I see a gun rate that was holding fairly steady for twenty odd years, experienced a drop between '87 and '95, which then started to climb again.

That is an oversimplification. The numbers went up and down for years before they began a downward trend prior to the enactment of gun control legislation.

darkknight109 posted...
Correlation does not imply causation doesn't mean what you think it does, judging by how you're using it. It means that if A & B are shown to be linked then that doesn't mean A causes B (B could cause A, for instance, or a third factor could lead to both A and B). You're not suggesting that gun laws are correlated with lower crime rates but aren't causing them (because there's not really a good explanation for that - decreased crime rates don't cause gun laws and there isn't any third factor I can think of that would lead to both a decrease in crime and an increase in gun laws happening concordantly).

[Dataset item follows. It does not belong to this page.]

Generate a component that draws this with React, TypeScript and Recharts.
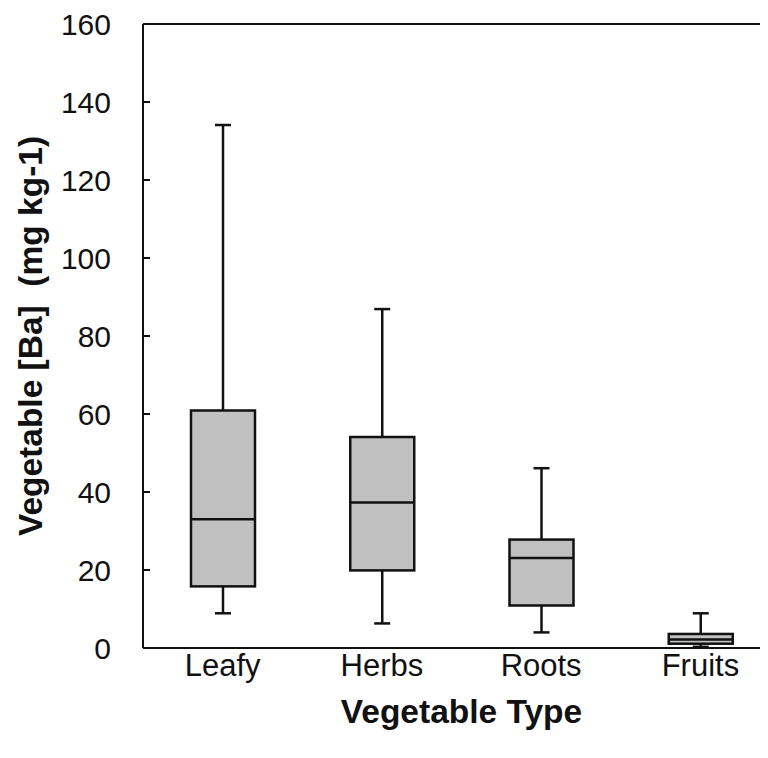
import React from 'react';
import { ComposedChart, Bar, XAxis, YAxis, ReferenceLine } from 'recharts';

const categories = ['Leafy', 'Herbs', 'Roots', 'Fruits'];
const minVals = [8.9, 6.3, 4.0, 0.3];
const q1Vals = [15.8, 19.9, 10.9, 1.1];
const medianVals = [33.0, 37.3, 23.1, 2.2];
const q3Vals = [60.9, 54.1, 27.8, 3.6];
const maxVals = [134.1, 86.9, 46.1, 8.9];
const yTicks = [0, 20, 40, 60, 80, 100, 120, 140, 160];

const data = categories.map((name, i) => ({
    name,
    box: [q1Vals[i], q3Vals[i]],
    min: minVals[i],
    q1: q1Vals[i],
    median: medianVals[i],
    q3: q3Vals[i],
    max: maxVals[i],
}));

const FONT = '"Liberation Sans", Arial, sans-serif';

// draws whiskers + box + median, using the bar rect (q1..q3) to get the pixel scale
const BoxShape = (props: any) => {
    const { x, y, width, height, payload } = props;
    const top = height >= 0 ? y : y + height;
    const h = Math.abs(height);
    const ppu = h / (payload.q3 - payload.q1);
    const yOf = (v: number) => top + (payload.q3 - v) * ppu;
    const cx = x + width / 2;
    const cap = 8;
    return (
        <g stroke="#111" strokeWidth={2.5} fill="none">
            <line x1={cx} x2={cx} y1={yOf(payload.max)} y2={yOf(payload.q3)} />
            <line x1={cx - cap} x2={cx + cap} y1={yOf(payload.max)} y2={yOf(payload.max)} />
            <line x1={cx} x2={cx} y1={yOf(payload.q1)} y2={yOf(payload.min)} />
            <line x1={cx - cap} x2={cx + cap} y1={yOf(payload.min)} y2={yOf(payload.min)} />
            <rect x={x} y={top} width={width} height={h} fill="#c0c0c0" />
            <line x1={x} x2={x + width} y1={yOf(payload.median)} y2={yOf(payload.median)} />
        </g>
    );
};

const YTitle = (props: any) => {
    const { viewBox } = props;
    const cx = viewBox.x + 22;
    const cy = viewBox.y + viewBox.height / 2;
    return (
        <text
            x={cx}
            y={cy}
            transform={`rotate(-90 ${cx} ${cy})`}
            textAnchor="middle"
            dominantBaseline="central"
            fontFamily={FONT}
            fontWeight="bold"
            fontSize={33.5}
            fill="#111"
            style={{ whiteSpace: 'pre' }}
        >
            {'Vegetable [Ba]  (mg kg-1)'}
        </text>
    );
};

const XTitle = (props: any) => {
    const { viewBox } = props;
    return (
        <text
            x={viewBox.x + viewBox.width / 2}
            y={viewBox.y + 63}
            textAnchor="middle"
            dominantBaseline="central"
            fontFamily={FONT}
            fontWeight="bold"
            fontSize={33.5}
            fill="#111"
        >
            Vegetable Type
        </text>
    );
};

export default function App() {
    return (
        <div style={{ width: 760, height: 750, overflow: 'hidden' }}>
            <ComposedChart width={772} height={750} data={data} margin={{ top: 16, right: 0, bottom: 0, left: 0 }}>
                <XAxis
                    dataKey="name"
                    height={110}
                    tickLine={false}
                    tickSize={0}
                    tickMargin={6}
                    axisLine={{ stroke: '#111', strokeWidth: 2 }}
                    tick={{ fontSize: 31, fill: '#111', fontFamily: FONT }}
                    label={<XTitle />}
                />
                <YAxis
                    width={135}
                    domain={[0, 160]}
                    ticks={yTicks}
                    interval={0}
                    tickSize={-7}
                    tickMargin={39}
                    axisLine={{ stroke: '#111', strokeWidth: 2 }}
                    tickLine={{ stroke: '#111', strokeWidth: 2 }}
                    tick={{ fontSize: 30, fill: '#111', fontFamily: FONT }}
                    label={<YTitle />}
                />
                <ReferenceLine y={160} stroke="#111" strokeWidth={2} />
                <Bar dataKey="box" barSize={64} shape={<BoxShape />} isAnimationActive={false} />
            </ComposedChart>
        </div>
    );
}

What you're arguing is that gun laws and crime decreases AREN'T correlated - that it's just a coincidence that gun laws were passed at the same time that gun rates started dropping. And I'm sorry, but the amount of data suggesting otherwise simply does not lead me to support that conclusion. Not in the States and not globally.

I am sorry, but I think you are the one who doesn't understand this term. I have agreed there is a correlation. But just because there is a correlation between gun laws and gun homicides, that does not mean that the gun laws caused the gun homicides to drop. It is a complex issue with many factors in play besides gun control laws, as shown by the fact they were already declining by the time gun control laws were enacted. By assuming that the correlation does indeed mean causation, I'm afraid you are committing the very logical fallacy you are claiming I don't understand.

darkknight109 posted...

Was there? Firearm homicide rate for the 10 years prior to 1991 were 0.80, 0.99, 0.88, 0.89, 0.86, 0.67, 0.76, 0.63, 0.80, and 0.71. That's an average of 0.80 over that time frame (standard deviation of 0.1). In the 10 years after, we see rates of 0.87, 0.68, 0.68, 0.60, 0.71, 0.64, 0.50, 0.54, 0.60, and 0.55. Average is 0.64, SD is once again 0.1.

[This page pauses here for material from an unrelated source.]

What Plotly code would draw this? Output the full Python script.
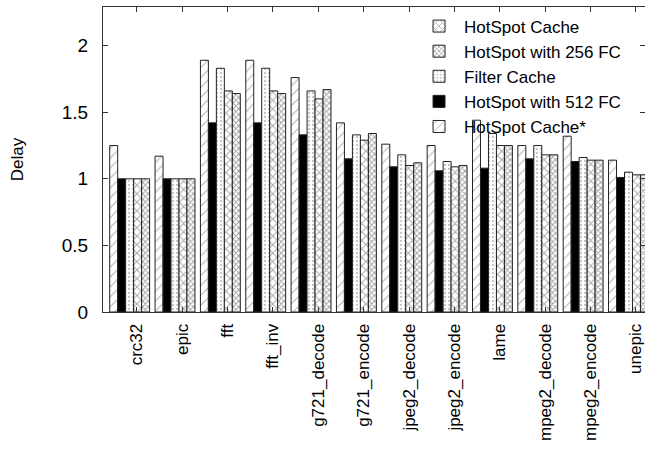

The average does not tell the whole story. If you look at your numbers, they were consistently dropping prior to gun control being enacted. Stating the numbers continued dropping after gun control was passed does not prove that gun control laws caused the drop.

darkknight109 posted...
and that compared to the US there was not a significant problem with gun violence.

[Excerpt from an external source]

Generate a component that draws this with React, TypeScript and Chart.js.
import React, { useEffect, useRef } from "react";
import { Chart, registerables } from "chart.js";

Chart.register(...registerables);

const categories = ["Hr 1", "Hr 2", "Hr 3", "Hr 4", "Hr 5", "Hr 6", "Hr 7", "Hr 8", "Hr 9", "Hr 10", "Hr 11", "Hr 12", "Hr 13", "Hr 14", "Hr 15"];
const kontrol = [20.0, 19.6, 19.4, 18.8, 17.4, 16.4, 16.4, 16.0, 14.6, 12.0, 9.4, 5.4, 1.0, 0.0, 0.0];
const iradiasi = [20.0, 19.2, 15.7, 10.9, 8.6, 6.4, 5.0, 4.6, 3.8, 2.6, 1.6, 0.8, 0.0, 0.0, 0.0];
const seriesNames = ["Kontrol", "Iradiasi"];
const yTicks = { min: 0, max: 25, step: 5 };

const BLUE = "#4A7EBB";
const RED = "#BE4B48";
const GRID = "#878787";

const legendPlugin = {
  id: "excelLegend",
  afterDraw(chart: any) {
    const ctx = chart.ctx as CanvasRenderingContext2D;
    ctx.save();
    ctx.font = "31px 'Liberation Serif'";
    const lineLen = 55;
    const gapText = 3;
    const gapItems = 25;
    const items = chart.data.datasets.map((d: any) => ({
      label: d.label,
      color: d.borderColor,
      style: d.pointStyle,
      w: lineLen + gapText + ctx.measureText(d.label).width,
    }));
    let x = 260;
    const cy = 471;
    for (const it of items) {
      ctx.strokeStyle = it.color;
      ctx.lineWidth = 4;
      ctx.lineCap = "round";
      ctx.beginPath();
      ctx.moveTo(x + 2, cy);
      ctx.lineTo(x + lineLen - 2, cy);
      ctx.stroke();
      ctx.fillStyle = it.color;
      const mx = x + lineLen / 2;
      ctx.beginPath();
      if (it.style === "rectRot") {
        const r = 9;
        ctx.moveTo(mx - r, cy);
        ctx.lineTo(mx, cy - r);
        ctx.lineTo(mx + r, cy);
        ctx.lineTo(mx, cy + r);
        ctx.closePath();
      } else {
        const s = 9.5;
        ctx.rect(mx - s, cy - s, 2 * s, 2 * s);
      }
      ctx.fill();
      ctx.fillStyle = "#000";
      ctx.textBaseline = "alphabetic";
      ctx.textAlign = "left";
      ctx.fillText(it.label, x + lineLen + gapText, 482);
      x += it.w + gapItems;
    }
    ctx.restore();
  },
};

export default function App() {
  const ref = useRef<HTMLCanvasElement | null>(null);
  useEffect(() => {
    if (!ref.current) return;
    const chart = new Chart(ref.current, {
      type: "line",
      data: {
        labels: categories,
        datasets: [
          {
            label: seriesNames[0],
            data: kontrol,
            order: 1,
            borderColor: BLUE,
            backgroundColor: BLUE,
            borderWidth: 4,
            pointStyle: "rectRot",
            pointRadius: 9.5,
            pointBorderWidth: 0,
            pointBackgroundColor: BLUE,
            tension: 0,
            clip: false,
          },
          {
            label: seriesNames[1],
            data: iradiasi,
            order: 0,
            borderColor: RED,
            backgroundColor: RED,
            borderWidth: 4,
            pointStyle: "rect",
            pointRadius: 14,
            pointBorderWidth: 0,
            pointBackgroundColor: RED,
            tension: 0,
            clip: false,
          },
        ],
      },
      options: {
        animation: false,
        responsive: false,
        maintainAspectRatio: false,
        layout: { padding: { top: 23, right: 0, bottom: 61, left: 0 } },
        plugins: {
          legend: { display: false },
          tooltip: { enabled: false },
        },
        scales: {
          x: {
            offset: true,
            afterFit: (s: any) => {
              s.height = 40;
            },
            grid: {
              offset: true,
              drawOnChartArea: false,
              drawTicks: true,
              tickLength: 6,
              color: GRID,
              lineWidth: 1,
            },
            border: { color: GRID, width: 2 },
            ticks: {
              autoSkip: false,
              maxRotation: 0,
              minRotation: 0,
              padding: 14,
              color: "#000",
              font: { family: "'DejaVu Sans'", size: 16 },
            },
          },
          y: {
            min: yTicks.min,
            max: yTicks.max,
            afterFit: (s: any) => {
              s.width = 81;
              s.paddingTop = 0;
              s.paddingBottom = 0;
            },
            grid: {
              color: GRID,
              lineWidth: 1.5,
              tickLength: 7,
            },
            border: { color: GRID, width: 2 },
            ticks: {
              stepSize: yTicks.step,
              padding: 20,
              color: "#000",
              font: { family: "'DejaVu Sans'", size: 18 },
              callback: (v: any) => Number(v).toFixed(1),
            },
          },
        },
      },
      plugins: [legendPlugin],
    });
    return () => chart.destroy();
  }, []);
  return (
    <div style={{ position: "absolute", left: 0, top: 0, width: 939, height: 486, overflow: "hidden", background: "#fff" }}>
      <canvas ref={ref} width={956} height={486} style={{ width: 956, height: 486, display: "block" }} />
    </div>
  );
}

Compared to the US nobody has a significant problem with gun violence. That's exactly the point.

If you're using that as your metric, you're going to have a difficult time doing much analysis because you're working with a sample size of one.

This discussion started because I stated that countries with successful gun laws did not have a significant problem with gun violence prior to enacting those laws. So yes, it is precisely the point that the US has far worse problems with gun homicides.